Weiter nach links. Stopp, zu weit, wieder etwas nach rechts. Jetzt die Hände etwas höher. Ja, und ankippen. So, so ankippen. Auch wenn ich die Sprachen, die hier am schiefen Turm von Pisa gesprochen werde, nicht alle verstehe, so ist doch klar, was gesagt wird. Alle wollen es haben: Das Foto, auf dem es so aussieht, als würden sie sich gegen den berühmten Turm lehnen, ihn festhalten oder wegdrücken. So tummeln sich die meisten Touristen auf der frischen grünen Rasenfläche vor dem weißen Turm – auch wenn die Absperrung die Besucher bittet, die Grünfläche nicht zu betreten. Keiner hält sich dran.

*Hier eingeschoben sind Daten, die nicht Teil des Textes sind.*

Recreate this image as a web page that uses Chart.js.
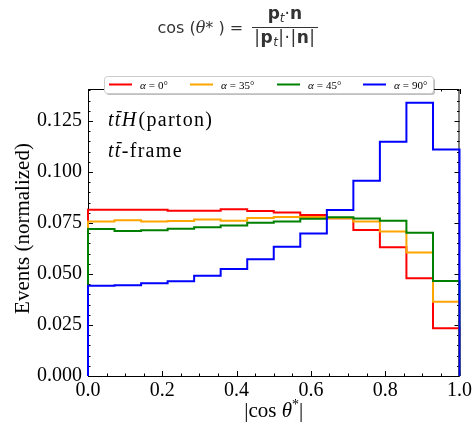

Vielleicht ist der Turm mit seinen hübschen Bögen und Säulen einer der berühmtesten Gebäude in Italien. Vielleicht ist es abgedroschen, hierher zu fahren. Ich möchte ihn trotzdem sehen, und so geht es mit dem Zug in die Studentenstadt am Arno. Es gibt zwei Bahnhöfe: Centrale und Rossore. Bei ersterem bietet sich ein Spaziergang durch die Innenstadt an, bei letzterem sind die Hauptattraktionen, der schiefe Turm und die Kathedrale, näher.

Pisa und der schiefe Turm

Die Innenstadt der rund 91.000 großen Einwohnerstadt ist sehenswert. Die typischen Gassen, Häuser mit Fensterläden und hübsche Plätze wie den Piazza die Cavalieri, die Uferpromenade am Arno. Bevor ich all das genießen kann, ist mein Ziel jedoch dasselbe wie das der anderen Touristen: der schiefe Turm, für den die Stadt so berühmt ist.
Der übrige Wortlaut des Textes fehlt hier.